All humans are evolving simply due to the fact that we’re having experiences. When we choose with awareness, engaging with our full faculties, including reason, we make better choices, with more pleasant outcomes, and grow relatively quickly through joy. When we choose on autopilot, we grow relatively slowly, through pain. Either way, the evolution of consciousness is a very long, complex process. If it were quick and simple, we’d only need one lifetime!
(People generally take 100–200 lifetimes to complete the physical plane, depending on their average lifespan, speed of moving through the thirty-five soul age levels, and personal preference. The fewest I know of is 37, and a “specialist in infant mortality” I channeled for has had 1500 lives.)
Good choices could be defined as those that bring positive results and that we still feel good about later. We ourselves are the final arbiter of whether a particular choice we made was the best possible one, and sometimes that is not clear until much later. However, being mindful during the process of making choices tends to bring better results.
Often, many possible choices are pretty equal in terms of probable outcomes. Job A might have a different set of pros and cons than Job B, but when they’re all added up, they might have similar tallies. And there might not be an ideal or “perfect” choice in a given situation. Simply making the best choice we can at least keeps us moving forward so that new choices can present themselves.

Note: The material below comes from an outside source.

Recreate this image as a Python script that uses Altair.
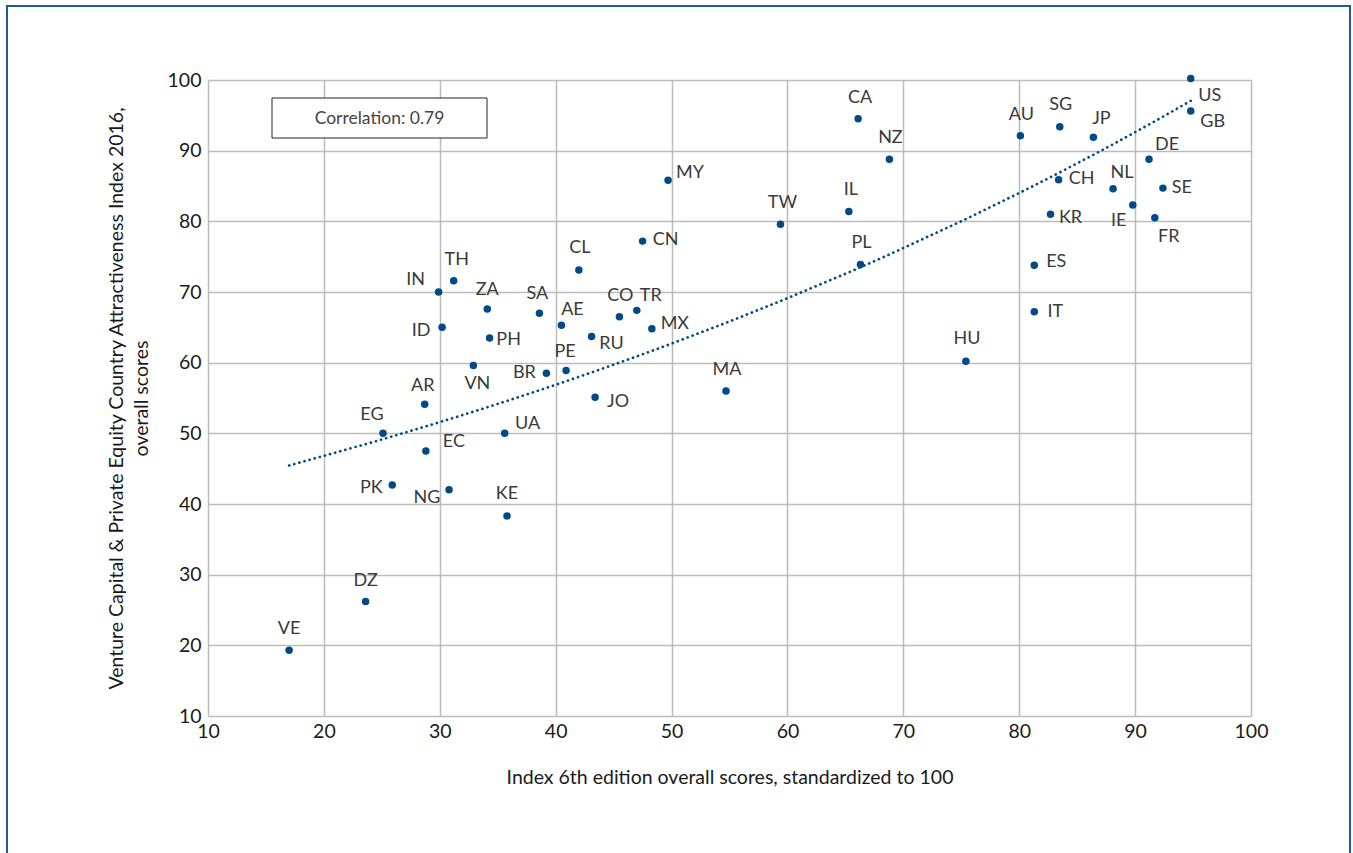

There is a saying that “You create your own reality from your core beliefs.” Our core beliefs shape our energy, thoughts, and feelings, which influence our choices, which largely create our reality. For example, we will make different choices if we believe that the world is against us than if we believe that the world supports us, and different life experiences will result.

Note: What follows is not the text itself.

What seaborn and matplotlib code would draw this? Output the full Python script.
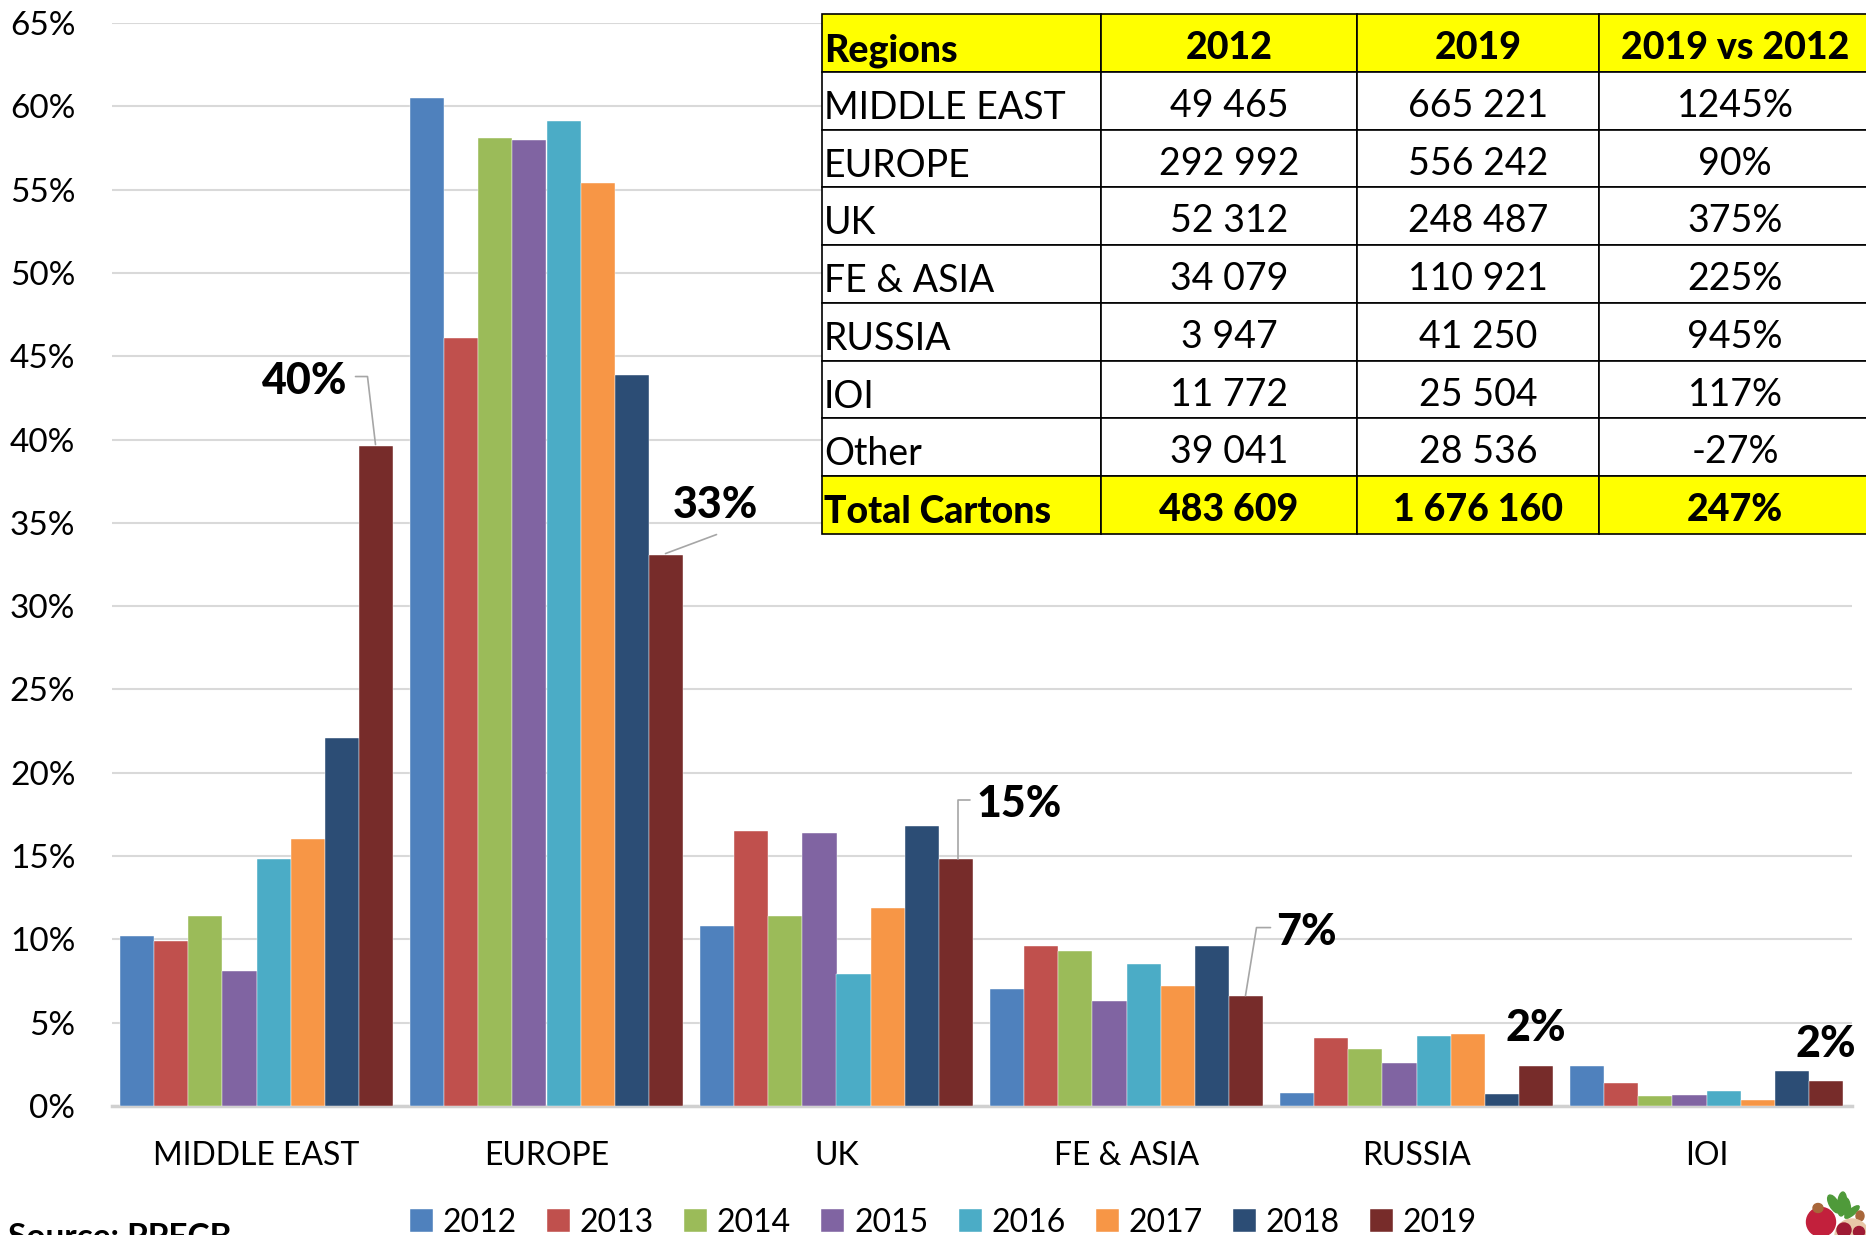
import matplotlib
matplotlib.use("Agg")
import matplotlib.pyplot as plt
from matplotlib.patches import Circle, Ellipse
import pandas as pd
import seaborn as sns

regions = ["MIDDLE EAST", "EUROPE", "UK", "FE & ASIA", "RUSSIA", "IOI"]
years = ["2012", "2013", "2014", "2015", "2016", "2017", "2018", "2019"]
colors = ["#4F81BD", "#C0504D", "#9BBB59", "#8064A2", "#4BACC6", "#F79646", "#2C4D75", "#772C2A"]

share_2012 = [10.2, 60.5, 10.8, 7.0, 0.8, 2.4]
share_2013 = [9.9, 46.1, 16.5, 9.6, 4.1, 1.4]
share_2014 = [11.4, 58.1, 11.4, 9.3, 3.4, 0.6]
share_2015 = [8.1, 58.0, 16.4, 6.3, 2.6, 0.65]
share_2016 = [14.8, 59.1, 7.9, 8.5, 4.2, 0.9]
share_2017 = [16.0, 55.4, 11.9, 7.2, 4.3, 0.35]
share_2018 = [22.1, 43.9, 16.8, 9.6, 0.7, 2.1]
share_2019 = [39.6, 33.1, 14.8, 6.6, 2.4, 1.5]

table_header = ["Regions", "2012", "2019", "2019 vs 2012"]
table_regions = ["MIDDLE EAST", "EUROPE", "UK", "FE & ASIA", "RUSSIA", "IOI", "Other", "Total Cartons"]
table_2012 = ["49 465", "292 992", "52 312", "34 079", "3 947", "11 772", "39 041", "483 609"]
table_2019 = ["665 221", "556 242", "248 487", "110 921", "41 250", "25 504", "28 536", "1 676 160"]
table_change = ["1245%", "90%", "375%", "225%", "945%", "117%", "-27%", "247%"]

W, H = 1866, 1235
FONT = 23


def to_data(x, y):
    # full-size reference pixels to axis units
    return (x - 257) / 290, (1106.4 - y) / 16.66


df = pd.DataFrame(
    [share_2012, share_2013, share_2014, share_2015, share_2016, share_2017, share_2018, share_2019],
    index=years, columns=regions,
).rename_axis("year").reset_index().melt(id_vars="year", var_name="region", value_name="share")

sns.set_theme(style="white")
plt.rcParams["font.family"] = ["Lato", "DejaVu Sans"]
plt.rcParams["text.color"] = "black"

fig = plt.figure(figsize=(W / 100, H / 100), dpi=100)
ax = fig.add_axes([111.5 / W, 1 - 1106 / H, 1740 / W, 1083 / H])

sns.barplot(data=df, x="region", y="share", hue="year", palette=colors, saturation=1,
            width=0.94, edgecolor="white", linewidth=0.3, ax=ax, zorder=3)

ax.set_xlim(-0.5, 5.5)
ax.set_ylim(0, 65)
ax.set_yticks(range(0, 70, 5))
ax.set_yticklabels([f"{v}%" for v in range(0, 70, 5)])
ax.set_xlabel("")
ax.set_ylabel("")
ax.grid(axis="y", color="#d9d9d9", lw=1.5, zorder=0)
ax.set_axisbelow(True)
sns.despine(ax=ax, left=True, top=True, right=True)
ax.spines["bottom"].set_color("#d0d0d0")
ax.spines["bottom"].set_linewidth(2.5)
ax.tick_params(axis="x", length=0, labelsize=FONT, pad=25, labelcolor="black")
ax.tick_params(axis="y", length=0, labelsize=FONT + 1, pad=26, labelcolor="black")

sns.move_legend(ax, "center", bbox_to_anchor=(832 / 1740, -117 / 1083), ncol=8, title=None, frameon=False,
                fontsize=FONT, handlelength=0.72, handleheight=0.72, handletextpad=0.3, columnspacing=0.95)

# callouts: label text, text position, leader points
callouts = [
    ("40%", (305, 381), [(356, 377), (368, 377), (376, 445)]),
    ("33%", (716, 505), [(717, 535), (666, 554)]),
    ("15%", (1020, 804), [(970, 800), (958, 800), (958, 859)]),
    ("7%", (1307, 932), [(1271, 928), (1257, 928), (1246, 996)]),
    ("2%", (1536, 1028), None),
    ("2%", (1826, 1044), None),
]
for label, (tx, ty), leader in callouts:
    dx, dy = to_data(tx, ty)
    ax.text(dx, dy, label, fontsize=31, fontweight=900, ha="center", va="center", zorder=6)
    if leader:
        pts = [to_data(*p) for p in leader]
        ax.plot([p[0] for p in pts], [p[1] for p in pts], color="#a6a6a6", lw=1.2, zorder=5, clip_on=False)

# overlay in figure space for the table and footer
over = fig.add_axes([0, 0, 1, 1], zorder=10)
over.set_xlim(0, W)
over.set_ylim(H, 0)
over.axis("off")
over.patch.set_alpha(0)

rows = [table_header] + [list(r) for r in zip(table_regions, table_2012, table_2019, table_change)]
col_edges = [822, 1101, 1357, 1599, 1871]
col_widths = [b - a for a, b in zip(col_edges, col_edges[1:])]
row_h = 520 / len(rows)
table = over.table(cellText=[[""] * 4 for _ in rows],
                   colWidths=[w / 1049 for w in col_widths],
                   bbox=[822 / W, 1 - 534 / H, 1049 / W, 520 / H])
for (r, c), cell in table.get_celld().items():
    cell.set_edgecolor("black")
    cell.set_linewidth(1.2)
    highlight = r == 0 or r == len(rows) - 1
    cell.set_facecolor("#FFFF00" if highlight else "white")

# cell text goes on by baseline, the table's own centring sits too high
for r, row in enumerate(rows):
    weight = 900 if r in (0, len(rows) - 1) else "normal"
    base = 14 + r * row_h
    for c, value in enumerate(row):
        if c == 0:
            over.text(824, base + 47, value, fontsize=27, fontweight=weight, ha="left", va="baseline", zorder=20)
        else:
            cx = (col_edges[c] + col_edges[c + 1]) / 2
            over.text(cx, base + 45, value, fontsize=27, fontweight=weight, ha="center", va="baseline", zorder=20)

# cut off by the bottom edge, same as the reference
over.text(8, 1223, "Source: PPECB", fontsize=24, fontweight="bold", ha="left", va="top")

# small pomegranate picture in the corner
for xy, size, angle in [((1834, 1204), (9, 20), -30), ((1842, 1204), (9, 24), 5),
                        ((1847, 1208), (7, 20), -5), ((1852, 1212), (6, 18), 50)]:
    over.add_patch(Ellipse(xy, size[0], size[1], angle=angle, color="#4f9a3a", zorder=5))
over.add_patch(Circle((1821, 1222), 14.5, color="#c2203c", zorder=6))
over.add_patch(Ellipse((1818, 1208), 10, 9, color="#a8663a", zorder=7))
over.add_patch(Ellipse((1860, 1216), 8, 10, color="#a8663a", zorder=7))
over.add_patch(Circle((1852, 1236), 17, color="#e8c8a8", zorder=8))
over.add_patch(Circle((1844, 1230), 7, color="#9e1b34", zorder=9))
over.add_patch(Circle((1859, 1232), 5.5, color="#9e1b34", zorder=9))

fig.savefig("out.png", dpi=100, facecolor="white")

We all have some negative, false core beliefs that limit us, many of which we are unaware. Becoming aware of them and changing them to be in alignment with truth can considerably accelerate our growth and improve our life. There are many techniques for accessing, exploring, and shifting our core beliefs directly. We can also change them from the outside in by being more aware of our choices and making them more from positive, true beliefs. For example, we can choose to act from the premise that we live in a benevolent, abundant universe even if we don’t yet feel it.
True beliefs, those that are in harmony with the larger universe, are based in love and are naturally positive and constructive. There is much negativity in humanity, and we don’t benefit from being in Pollyanna-ish denial of that. However, improving life on earth requires that we reach outside the closed system of human negativity and bring in the fresh air of universal love, truth, and beauty that are the basis of life.
For those on a conscious spiritual path, the essential question when considering a choice is whether it is aligned with love, truth, and beauty and serves the highest good. This principle is the spiritual half of choice-making, and it is relatively simple and straightforward when we have a clear sense of what those qualities look and feel like. However, the material half — its application — is complex. A person can be purely loving in intention and still blunder through life. Practical considerations are specific to each situation. Mastering the art of living is an endless task that demands a great deal of knowledge, insight, experience, and skill. We live in a complicated, everchanging world, and there is always more to learn about it to enable increasingly better choices. We practice the art of living by making choices over many lifetimes.